Je me pose alors une question : pourquoi Dieu laisse Jésus subir la croix ? Comment un père ne se bat-il pas pour prendre la défense de son fils ? Même nous, si un proche était un danger, serions capables de risquer notre vie. Pourquoi Dieu semble-t-il se taire quand Jésus est mis sur la croix ? Pourquoi laisse-t-il les ténèbres assombrir le ciel quand il expire sur la croix après avoir essuyé les quolibets de la foule ? Il nous faut entrevoir une autre finalité que la préservation de la vie du seul juste. Dieu vise un autre fils à sauver pour lequel il livre la seconde personne de la Trinité dans les mains des hommes. Il s’agit de moi. Il s’agit de chacun de nous. Nous sommes les Isaac qu’Abraham n’a pas immolés, mais que Dieu a rachetés en acceptant qu’il soit livré aux mains des bourreaux. Dieu se révèle un vrai Père, puisqu’il met dans la balance du mal son propre Fils consubstantiel pour chacun d’entre nous, et nous ensemble.

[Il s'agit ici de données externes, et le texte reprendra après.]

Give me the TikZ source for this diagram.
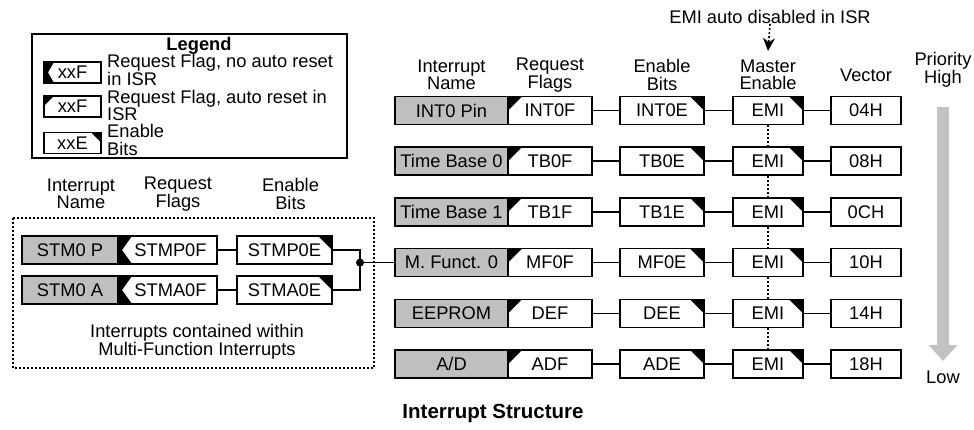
\documentclass[tikz,border=0pt]{standalone}
\usepackage{fontspec}
\setmainfont{Liberation Sans}
\usetikzlibrary{arrows.meta}
\begin{document}
\begin{tikzpicture}[x=1pt,y=-1pt,
  every node/.style={font=\fontsize{18.3}{17.5}\selectfont, inner sep=0pt, align=center},
  box/.style={draw=black, line width=1.4pt, minimum height=28pt, fill=white},
  namebox/.style={box, fill=gray!50, minimum width=113pt},
  flagA/.style={box, path picture={\fill[black] (path picture bounding box.north west) -- ++(#1,0pt) -- ++(-#1,-#1) -- cycle;}},
  flagA/.default=14pt,
  flagN/.style={box, path picture={\fill[black] (path picture bounding box.north west) -- ([xshift=#1]path picture bounding box.north west) -- ([xshift=4pt]path picture bounding box.west) -- ([xshift=#1]path picture bounding box.south west) -- (path picture bounding box.south west) -- cycle;}},
  flagN/.default=14pt,
  enbox/.style={box, path picture={\fill[black] (path picture bounding box.north east) -- ++(-#1,0pt) -- ++(#1,-#1) -- cycle;}},
  enbox/.default=14pt,
  vecbox/.style={box, minimum width=70pt},
  conn/.style={draw=black, line width=1.5pt},
  dotline/.style={draw=black, line width=1.6pt, dash pattern=on 2pt off 2pt},
]
\useasboundingbox (0,0) rectangle (974,430);

% ---------- Legend ----------
\node[draw, line width=1.5pt, minimum width=315pt, minimum height=124pt] (legend) at (189.5,96) {};
\node[font=\fontsize{18.3}{17.5}\selectfont\bfseries] (legtitle) at (199,46) {Legend};
\node[flagN=10pt, minimum width=57pt, minimum height=21pt] (lg1) at (72.5,72.5) {xxF};
\node[flagA=10pt, minimum width=57pt, minimum height=21pt] (lg2) at (72.5,106.5) {xxF};
\node[enbox=10pt, minimum width=57pt, minimum height=21pt] (lg3) at (72.5,143) {xxE};
\node[anchor=west, align=left] (lt1) at (107,70) {Request Flag, no auto reset\\in ISR};
\node[anchor=west, align=left] (lt2) at (107,105.5) {Request Flag, auto reset in\\ISR};
\node[anchor=west, align=left] (lt3) at (107,140) {Enable\\Bits};

% ---------- Left (multi-function) section ----------
\node (lh1) at (81,194) {Interrupt\\Name};
\node (lh2) at (178,194) {Request\\Flags};
\node (lh3) at (290.5,194) {Enable\\Bits};
\draw[dotline] (13,218) rectangle (374,368);
\node (lnote) at (197,342) {Interrupts contained within\\Multi-Function Interrupts};

\node[namebox, minimum width=96pt] (pn) at (70,250) {STM0 P};
\node[flagN, minimum width=99pt] (pf) at (167.5,250) {\hspace*{6pt}STMP0F};
\node[enbox, minimum width=95pt] (pe) at (284.5,250) {STMP0E};
\node[namebox, minimum width=96pt] (an) at (70,290) {STM0 A};
\node[flagN, minimum width=99pt] (af) at (167.5,290) {\hspace*{6pt}STMA0F};
\node[enbox, minimum width=95pt] (ae) at (284.5,290) {STMA0E};
\draw[conn] (pf) -- (pe);
\draw[conn] (af) -- (ae);

% ---------- Right section headers ----------
\node (emitext) at (770,17) {EMI auto disabled in ISR};
\coordinate (emitip) at (768,51);
\node (rh1) at (451.5,75) {Interrupt\\Name};
\node (rh2) at (550,75) {Request\\Flags};
\node (rh3) at (662,75) {Enable\\Bits};
\node (rh4) at (768,75) {Master\\Enable};
\node (rh5) at (866,75) {Vector};
\node (prio) at (943,70) {Priority\\High};
\node (low) at (943,377) {Low};

% ---------- Right section rows ----------
\foreach \i/\y/\n/\f/\e/\v in {1/110.5/INT0 Pin/INT0F/INT0E/04H,
                               2/161.2/Time Base 0/TB0F/TB0E/08H,
                               3/211.9/Time Base 1/TB1F/TB1E/0CH,
                               4/262.6/M. Funct. 0/MF0F/MF0E/10H,
                               5/313.3/EEPROM/DEF/DEE/14H,
                               6/364/{A/D}/ADF/ADE/18H}{
  \node[namebox] (n\i) at (451.5,\y) {\n};
  \node[flagA, minimum width=84pt] (f\i) at (550,\y) {\f};
  \node[enbox, minimum width=84pt] (e\i) at (662,\y) {\e};
  \node[enbox, minimum width=70pt] (m\i) at (768,\y) {EMI};
  \node[vecbox] (v\i) at (866,\y) {\v};
  \draw[conn] (f\i) -- (e\i);
  \draw[conn] (e\i) -- (m\i);
  \draw[conn] (m\i) -- (v\i);
}
\foreach \i [evaluate=\i as \j using int(\i+1)] in {1,...,5}{
  \draw[dotline] (m\i.south) -- (m\j.north);
}
\draw[dotline, -{Stealth[length=13pt,width=12pt]}] (emitext.south) -- (emitip);

% ---------- Junction to M. Funct. 0 ----------
\coordinate (j) at (360,262.6);
\draw[conn] (pe.east) -| (j);
\draw[conn] (ae.east) -| (j);
\draw[conn] (j) -- (n4.west);
\fill (j) circle (4pt);

% ---------- Priority arrow ----------
\coordinate (ptop) at (943,107);
\coordinate (pbot) at (943,361);
\draw[gray!48, line width=11.5pt, -{Triangle[width=28pt,length=16pt]}] (ptop) -- (pbot);

% ---------- Caption ----------
\node[font=\fontsize{20.5}{22}\selectfont\bfseries] (caption) at (493,413) {Interrupt Structure};
\end{tikzpicture}
\end{document}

Les Vikings peuvent le juger faible parce qu’ils ignoraient que le fils qu’il devait sauver était eux-mêmes. Bien sûr, ils n’étaient pas crucifiés, sinon dans leur âme, dans la violence que leurs idoles divinisées exaltaient. C’est en voyant le Fils unique, ce grand frère qui nous réconcilie à notre Père céleste, que nous comprenons le sens d’un tel sacrifice. Les armes dont Dieu use ne sont pas celles des Puissants, mais celles qui lui sont propres, conformes à sa nature.

J’insiste lourdement sur ce point pour souligner l’attitude du Christ à la curieuse demande de Jacques et de Jean. Son insistance à parler de sa propre passion et à reprendre la demande des deux frères d’une manière aussi tragique, s’enracine dans cette volonté de salut. Nos églises sont ornées de crucifix, non pas pour cultiver le goût du gâchis dont l’homme est capable dans sa cruauté, la catharsis des foules qui s’acharnent sur une victime qui soulage leur violence, ou par fascination macabre pour la mort. Elle est une réalité fondamentale au-dessus de laquelle nous pouvons sauter. La mort du Christ n’est pas une étape dans la dramaturgie du cycle des saisons, suspendue entre l’hiver et le renouveau du printemps. Elle n’est pas non plus l’abaissement du héros et du surhomme, qui, par-delà le bien et le mal, se relèvera comme un phénix de l’épreuve. Elle exprime comme abyme du néant la mesure de l’abime de l’amour de Dieu pour sa créature. La naïveté des deux apôtres est touchante, mais ne pèse pas lourd devant ce que Jésus va affronter.

 

J’abhorre la souffrance et ne prêcherai à personne. Je suis seulement en face d’un mystère qui me dépasse. Je souris au bon sens des Vikings, autant qu’au fait qu’ils n’ont pas compris que les fils à sauver étaient eux-mêmes et que Dieu a utilisé son propre style pour les défendre, non pas par la hache ou l’épée, mais par la croix.